Posted by: Behruz Himo at February 17, 2009 3:23 PM

Strange, I’d much rather be on the wall’s side than the egg.

But is there not something about *always* choosing the wall over the egg. Sometimes the wall is the one, who is in the right, and the egg is wicked, or the good guys would always lose.

Take the USA civil was for example. The north was a wall, with more industrial production in a single city, New York, than in the entire South. The South was the egg, with much of the population reduced to poverty after the war. But its hard to have too much sympathy for a people who lived by wringing the bread from the sweat of another man’s brow.

Posted by: Taken at February 19, 2009 8:27 PM

Please look at this pictures, compiled by son of Holocaust survivors, ONE BY ONE and tell YOURSELF who is "wicked"

http://www.normanfinkelstein.com/article.php?pg=11&ar=2510

Call to every person of conscious please forward this pictures and Prof. Norman Finkelsteins' link to as many people as you can.

Peace,

Behruz.

Posted by: Behruz Himo at February 20, 2009 10:06 AM

I was just talking generally; because the original link you provided stated the writer would *always* side with the egg, which I took to mean not just in the Palestinian-Israeli conflict, but in all asymmetrical conflicts. That's just bizzare.

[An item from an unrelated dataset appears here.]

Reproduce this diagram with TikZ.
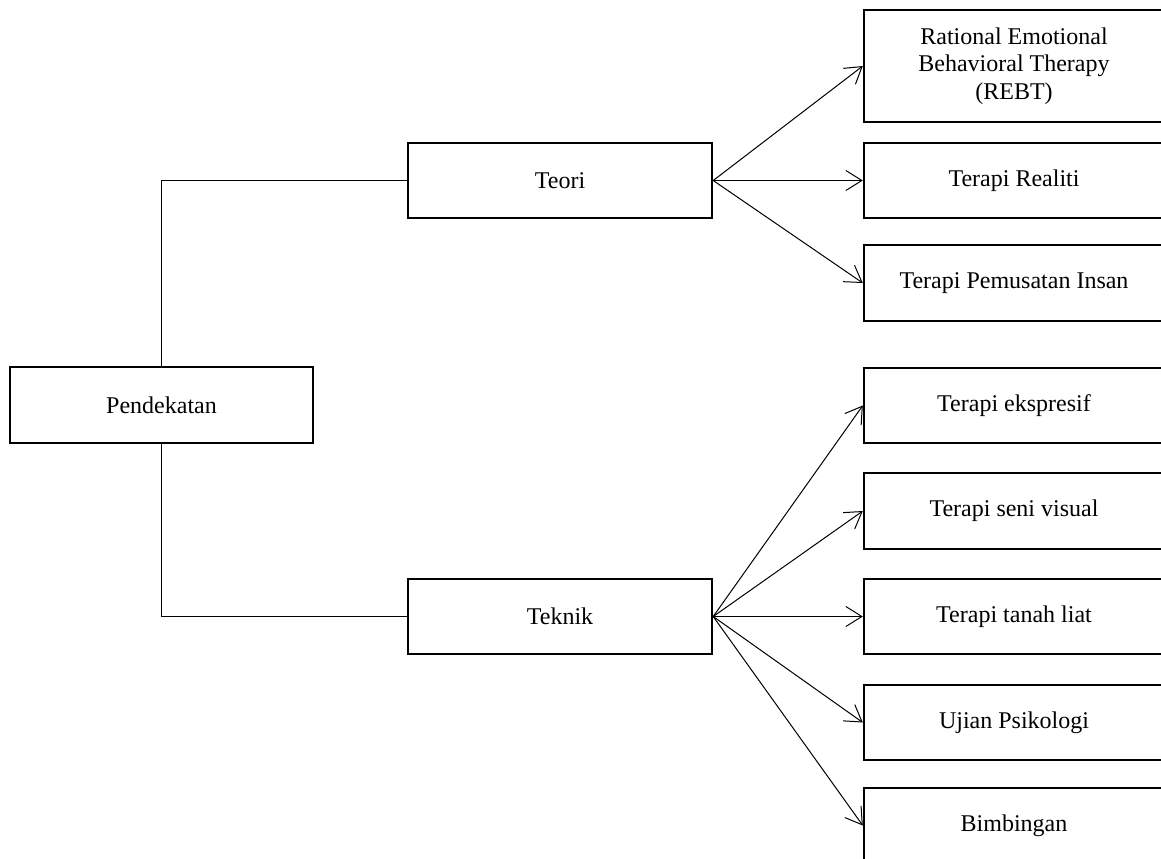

Anyway, I will forward the pictures you posted.


Taken

Posted by: Taken at February 22, 2009 2:45 AM

"Anyway, I will forward the pictures you posted."

Please do so. Thank you!

Posted by: Behruz Himo at February 24, 2009 11:48 AM

This article does not make sense. Islamists are the ones who spout anti-Semitism. It even goes as far as calling Ataturk a Zionist, or a crypto-Jew. Really, the mind boggles!

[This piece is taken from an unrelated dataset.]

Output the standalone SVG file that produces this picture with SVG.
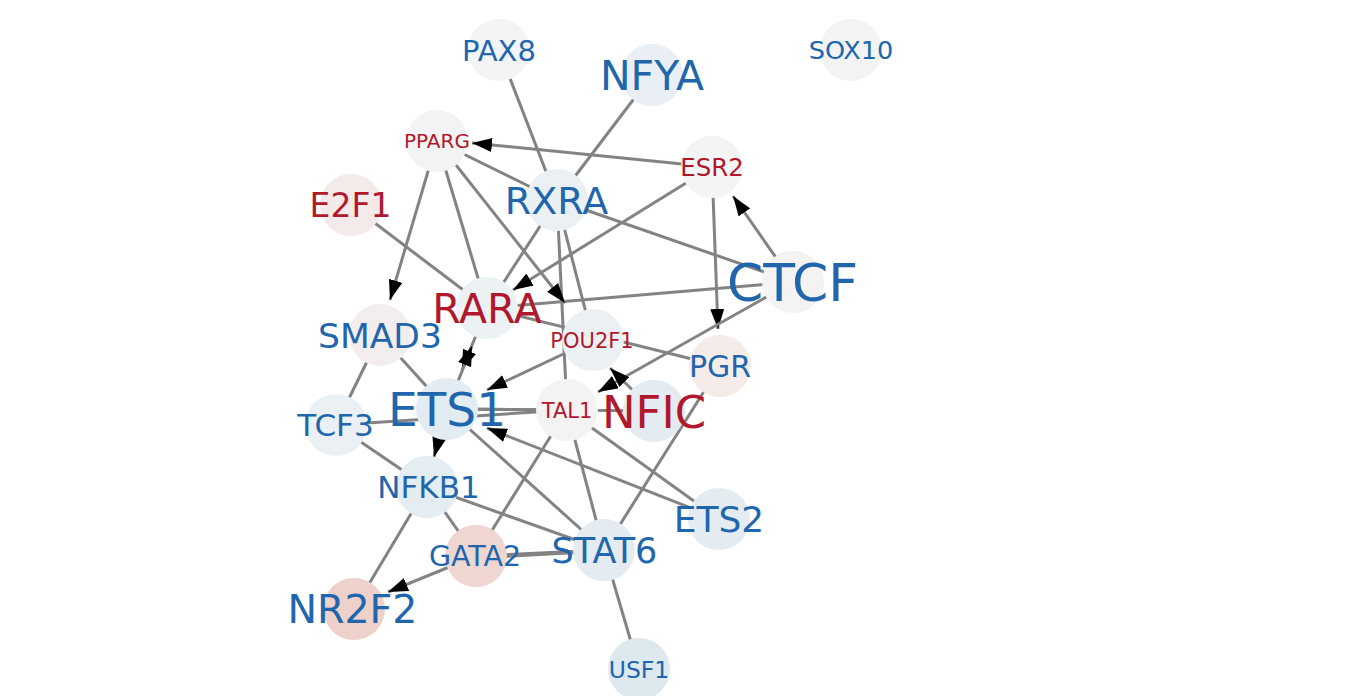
<svg xmlns="http://www.w3.org/2000/svg" width="1369" height="696" viewBox="0 0 1369 696">
<style>
.e{stroke:#838383;stroke-width:3;fill:none}
.a{marker-end:url(#ah)}
.t{font-family:"DejaVu Sans",sans-serif;text-anchor:middle}
.b{fill:#2166ac}
.r{fill:#b2182b}
</style>
<defs>
<marker id="ah" markerUnits="userSpaceOnUse" markerWidth="20" markerHeight="14" refX="20" refY="7" orient="auto">
<path d="M0,0 L20,7 L0,14 z" fill="#000"/>
</marker>
</defs>
<rect width="1369" height="696" fill="#fff"/>
<g id="edges">
<line class="e" x1="499" y1="50" x2="557" y2="200"/>
<line class="e" x1="652" y1="75" x2="557" y2="200"/>
<line class="e" x1="437" y1="141" x2="557" y2="200"/>
<line class="e" x1="437" y1="141" x2="487" y2="308"/>
<line class="e" x1="351" y1="205" x2="487" y2="308"/>
<line class="e" x1="557" y1="200" x2="793" y2="282"/>
<line class="e" x1="557" y1="200" x2="487" y2="308"/>
<line class="e" x1="557" y1="200" x2="567" y2="410"/>
<line class="e" x1="557" y1="200" x2="593" y2="340"/>
<line class="e" x1="793" y1="282" x2="487" y2="308"/>
<line class="e" x1="487" y1="308" x2="720" y2="366"/>
<line class="e" x1="380" y1="335" x2="447" y2="409"/>
<line class="e" x1="380" y1="335" x2="336" y2="425"/>
<line class="e" x1="336" y1="425" x2="567" y2="410"/>
<line class="e" x1="336" y1="425" x2="427" y2="487"/>
<line class="e" x1="447" y1="409" x2="567" y2="410"/>
<line class="e" x1="447" y1="409" x2="654" y2="411"/>
<line class="e" x1="567" y1="410" x2="719" y2="519"/>
<line class="e" x1="567" y1="410" x2="604" y2="550"/>
<line class="e" x1="567" y1="410" x2="476" y2="556"/>
<line class="e" x1="720" y1="366" x2="604" y2="550"/>
<line class="e" x1="447" y1="409" x2="604" y2="550"/>
<line class="e" x1="427" y1="487" x2="604" y2="550"/>
<line class="e" x1="427" y1="487" x2="476" y2="556"/>
<line class="e" x1="427" y1="487" x2="354" y2="609"/>
<line class="e" x1="476" y1="556" x2="604" y2="550"/>
<line class="e" x1="476" y1="558" x2="604" y2="551"/>
<line class="e" x1="604" y1="550" x2="639" y2="669"/>
<line class="e a" x1="712" y1="167" x2="472" y2="143"/>
<line class="e a" x1="437" y1="141" x2="390" y2="300"/>
<line class="e a" x1="437" y1="141" x2="565" y2="303"/>
<line class="e a" x1="712" y1="167" x2="513" y2="290"/>
<line class="e a" x1="712" y1="167" x2="718" y2="329"/>
<line class="e a" x1="793" y1="282" x2="733" y2="196"/>
<line class="e a" x1="793" y1="282" x2="598" y2="392"/>
<line class="e a" x1="487" y1="308" x2="462" y2="370"/>
<line class="e a" x1="447" y1="409" x2="472" y2="346"/>
<line class="e a" x1="593" y1="340" x2="487" y2="390"/>
<line class="e a" x1="654" y1="411" x2="610" y2="368"/>
<line class="e a" x1="719" y1="519" x2="487" y2="428"/>
<line class="e a" x1="447" y1="409" x2="434" y2="457"/>
<line class="e a" x1="476" y1="556" x2="388" y2="592"/>
</g>
<g id="PAX8"><circle cx="499" cy="50" r="31" fill="#f2f4f5"/><text class="t b" x="499" y="60.5" font-size="29">PAX8</text></g>
<g id="NFYA"><circle cx="652" cy="75" r="31" fill="#e9eff4"/><text class="t b" x="652" y="90" font-size="41">NFYA</text></g>
<g id="SOX10"><circle cx="851" cy="50" r="31" fill="#f2f4f4"/><text class="t b" x="851" y="59.3" font-size="25.5">SOX10</text></g>
<g id="PPARG"><circle cx="437" cy="141" r="31" fill="#f1f3f4"/><text class="t r" x="437" y="148.3" font-size="20">PPARG</text></g>
<g id="ESR2"><circle cx="712" cy="167" r="31" fill="#f3f5f5"/><text class="t r" x="712" y="176" font-size="24.5">ESR2</text></g>
<g id="E2F1"><circle cx="351" cy="205" r="31" fill="#f4eaea"/><text class="t r" x="350.5" y="217" font-size="33">E2F1</text></g>
<g id="RXRA"><circle cx="557" cy="200" r="31" fill="#eaf0f4"/><text class="t b" x="556.5" y="214" font-size="38">RXRA</text></g>
<g id="CTCF"><circle cx="793" cy="282" r="31" fill="#f4f3f2"/><text class="t b" x="792.5" y="301" font-size="52">CTCF</text></g>
<g id="RARA"><circle cx="487" cy="308" r="31" fill="#ecf1f4"/><text class="t r" x="487" y="323" font-size="41">RARA</text></g>
<g id="SMAD3"><circle cx="380" cy="335" r="31" fill="#f4eded"/><text class="t b" x="380" y="347.5" font-size="34.5">SMAD3</text></g>
<g id="POU2F1"><circle cx="593" cy="340" r="31" fill="#ebf0f3"/><text class="t r" x="592" y="347.6" font-size="21">POU2F1</text></g>
<g id="PGR"><circle cx="720" cy="366" r="31" fill="#f5ecea"/><text class="t b" x="720" y="377" font-size="30">PGR</text></g>
<g id="ETS1"><circle cx="447" cy="409" r="31" fill="#e3ecf2"/><text class="t b" x="447" y="426" font-size="47">ETS1</text></g>
<g id="TAL1"><circle cx="567" cy="410" r="31" fill="#f4f2f3"/><text class="t r" x="567" y="417.6" font-size="21">TAL1</text></g>
<g id="NFIC"><circle cx="654" cy="411" r="31" fill="#e4ecf1"/><text class="t r" x="654" y="427.5" font-size="45">NFIC</text></g>
<g id="TCF3"><circle cx="336" cy="425" r="31" fill="#eaf0f4"/><text class="t b" x="335.5" y="436.3" font-size="31">TCF3</text></g>
<g id="NFKB1"><circle cx="427" cy="487" r="31" fill="#e4edf2"/><text class="t b" x="428.5" y="498.3" font-size="31">NFKB1</text></g>
<g id="ETS2"><circle cx="719" cy="519" r="31" fill="#e4ecf1"/><text class="t b" x="719" y="532" font-size="36">ETS2</text></g>
<g id="GATA2"><circle cx="476" cy="556" r="31" fill="#efd6d1"/><text class="t b" x="475" y="566.4" font-size="28.5">GATA2</text></g>
<g id="STAT6"><circle cx="604" cy="550" r="31" fill="#e4ecf1"/><text class="t b" x="604.5" y="562.8" font-size="35">STAT6</text></g>
<g id="NR2F2"><circle cx="354" cy="609" r="31" fill="#edd1ca"/><text class="t b" x="352.5" y="623.4" font-size="39.5">NR2F2</text></g>
<g id="USF1"><circle cx="639" cy="669" r="31" fill="#dee8ef"/><text class="t b" x="639" y="677.6" font-size="23.5">USF1</text></g>
</svg>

Secularism goes hand in hand with liberal democracy.

Posted by: emre at March 25, 2009 3:37 AM

emre wrote:
Secularism goes hand in hand with liberal democracy.

Unfortunately not in turkey.
In turkey secularism is an excuse to protect the elite and corruption. It takes the bare bones of the democratic ideology and sets up a system around it to punish any dissent or evolution to the ideology.